Beacon Biosignals is seeking an Ops Engineer to build and maintain cloud infrastructure that supports large-scale machine learning on terabytes of biosignal data.
As an Ops Engineer, you'll work closely with Beacon's data scientists to...
- ...fine-tune the EKS clusters that power our data scientists' hefty distributed numerical workloads.
- ...augment data scientists' efforts to apply more robust CI/CD practices to machine learning model development.
- ...equip our data science teams with new tools (e.g. Argo) to ergonomically orchestrate complex experimentation workflows.
- ...build/maintain observability infrastructure that makes it easy for users to monitor, trace, and identify bugs and resource utilization issues.
At Beacon, we believe a diverse team builds more robust systems and achieves higher impact. We encourage people from all backgrounds to apply!
- You optimize in pursuit of lower human costs - temporal and/or fiscal - not lower machine costs.

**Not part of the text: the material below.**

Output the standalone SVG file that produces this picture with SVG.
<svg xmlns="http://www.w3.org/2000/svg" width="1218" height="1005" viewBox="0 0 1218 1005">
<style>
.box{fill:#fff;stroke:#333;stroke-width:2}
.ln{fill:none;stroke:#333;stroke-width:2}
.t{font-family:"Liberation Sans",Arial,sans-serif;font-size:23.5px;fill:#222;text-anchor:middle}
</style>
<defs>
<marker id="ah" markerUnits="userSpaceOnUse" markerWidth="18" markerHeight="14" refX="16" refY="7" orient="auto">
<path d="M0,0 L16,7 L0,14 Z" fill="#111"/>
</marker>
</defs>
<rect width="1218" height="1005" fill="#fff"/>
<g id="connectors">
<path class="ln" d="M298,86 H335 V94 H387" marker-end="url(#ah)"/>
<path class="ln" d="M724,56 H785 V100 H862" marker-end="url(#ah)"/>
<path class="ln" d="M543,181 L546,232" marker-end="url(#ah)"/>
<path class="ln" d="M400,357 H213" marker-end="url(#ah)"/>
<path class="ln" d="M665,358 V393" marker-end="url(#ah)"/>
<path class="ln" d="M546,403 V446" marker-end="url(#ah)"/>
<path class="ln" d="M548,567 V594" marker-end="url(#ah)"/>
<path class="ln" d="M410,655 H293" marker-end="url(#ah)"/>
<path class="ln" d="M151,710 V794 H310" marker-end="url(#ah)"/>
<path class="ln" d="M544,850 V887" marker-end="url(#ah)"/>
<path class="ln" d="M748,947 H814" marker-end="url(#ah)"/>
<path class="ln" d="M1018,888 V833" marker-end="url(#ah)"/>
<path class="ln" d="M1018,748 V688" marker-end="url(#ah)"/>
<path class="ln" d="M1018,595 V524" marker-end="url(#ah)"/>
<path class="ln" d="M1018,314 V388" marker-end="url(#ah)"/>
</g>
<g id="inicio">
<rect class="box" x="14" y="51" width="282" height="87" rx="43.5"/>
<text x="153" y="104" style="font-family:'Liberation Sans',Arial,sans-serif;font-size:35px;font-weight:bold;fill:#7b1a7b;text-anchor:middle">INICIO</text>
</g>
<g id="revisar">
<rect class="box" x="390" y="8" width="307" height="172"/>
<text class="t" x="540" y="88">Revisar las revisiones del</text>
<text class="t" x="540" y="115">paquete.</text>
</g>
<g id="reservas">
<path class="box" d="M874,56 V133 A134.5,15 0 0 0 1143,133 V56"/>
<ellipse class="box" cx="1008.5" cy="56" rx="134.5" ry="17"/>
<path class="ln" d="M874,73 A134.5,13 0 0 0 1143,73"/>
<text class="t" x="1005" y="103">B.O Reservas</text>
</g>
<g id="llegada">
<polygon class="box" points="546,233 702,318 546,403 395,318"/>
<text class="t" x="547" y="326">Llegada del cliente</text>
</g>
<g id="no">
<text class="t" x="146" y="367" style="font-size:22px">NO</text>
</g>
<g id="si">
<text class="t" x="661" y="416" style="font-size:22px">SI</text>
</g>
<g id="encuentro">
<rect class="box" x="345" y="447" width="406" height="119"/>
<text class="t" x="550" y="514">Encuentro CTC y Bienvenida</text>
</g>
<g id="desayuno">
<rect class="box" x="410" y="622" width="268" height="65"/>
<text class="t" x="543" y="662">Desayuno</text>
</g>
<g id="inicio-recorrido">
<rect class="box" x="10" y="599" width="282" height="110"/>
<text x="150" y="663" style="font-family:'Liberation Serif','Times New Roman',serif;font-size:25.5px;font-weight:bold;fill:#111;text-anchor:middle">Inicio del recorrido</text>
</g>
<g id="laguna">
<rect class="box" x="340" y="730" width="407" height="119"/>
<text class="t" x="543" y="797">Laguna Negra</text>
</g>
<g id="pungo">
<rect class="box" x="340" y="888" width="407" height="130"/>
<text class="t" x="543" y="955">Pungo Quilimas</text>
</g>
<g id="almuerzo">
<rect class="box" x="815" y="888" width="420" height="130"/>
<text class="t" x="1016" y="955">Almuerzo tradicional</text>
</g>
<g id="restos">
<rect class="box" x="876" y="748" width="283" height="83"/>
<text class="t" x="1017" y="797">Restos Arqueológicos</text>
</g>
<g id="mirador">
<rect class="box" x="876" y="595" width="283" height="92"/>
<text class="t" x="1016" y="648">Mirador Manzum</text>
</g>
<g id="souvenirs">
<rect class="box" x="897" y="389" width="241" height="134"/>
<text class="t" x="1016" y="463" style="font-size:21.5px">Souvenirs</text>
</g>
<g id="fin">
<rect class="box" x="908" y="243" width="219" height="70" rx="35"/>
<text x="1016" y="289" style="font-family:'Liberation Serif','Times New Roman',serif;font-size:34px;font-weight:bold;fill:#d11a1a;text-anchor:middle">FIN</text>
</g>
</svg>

- You have a battle-tested workflow for debugging performance issues and selecting the layer of the stack that actually merits optimization.
- You enjoy balancing highly reactive/collaborative support work with forward-facing work.
- You want to work in an organization that treats tool development as a company-wide practice instead of an individual role.
- You are familiar with the idiosyncrasies of storing, streaming, and analyzing large volumes of dense artifactual data in the cloud (e.g. audio, video, sensor data, models, etc.).
- You derive immense satisfaction from rendering opaque systems observable and from "leveling up" a team by equipping them with new tools and capabilities.
- You have experience facilitating data scientists' compute cluster usage for distributed, coprocessor-enabled numerical workloads (training, inference, data preprocessing, etc.) in a cloud environment.
- You prefer open-source dependencies to closed-source dependencies because you have a compulsion to read the code that you're running.
- You're excited to work in an environment that makes heavy use of AWS, K8s, Docker, Terraform, GitHub Actions, Argo, and Julia.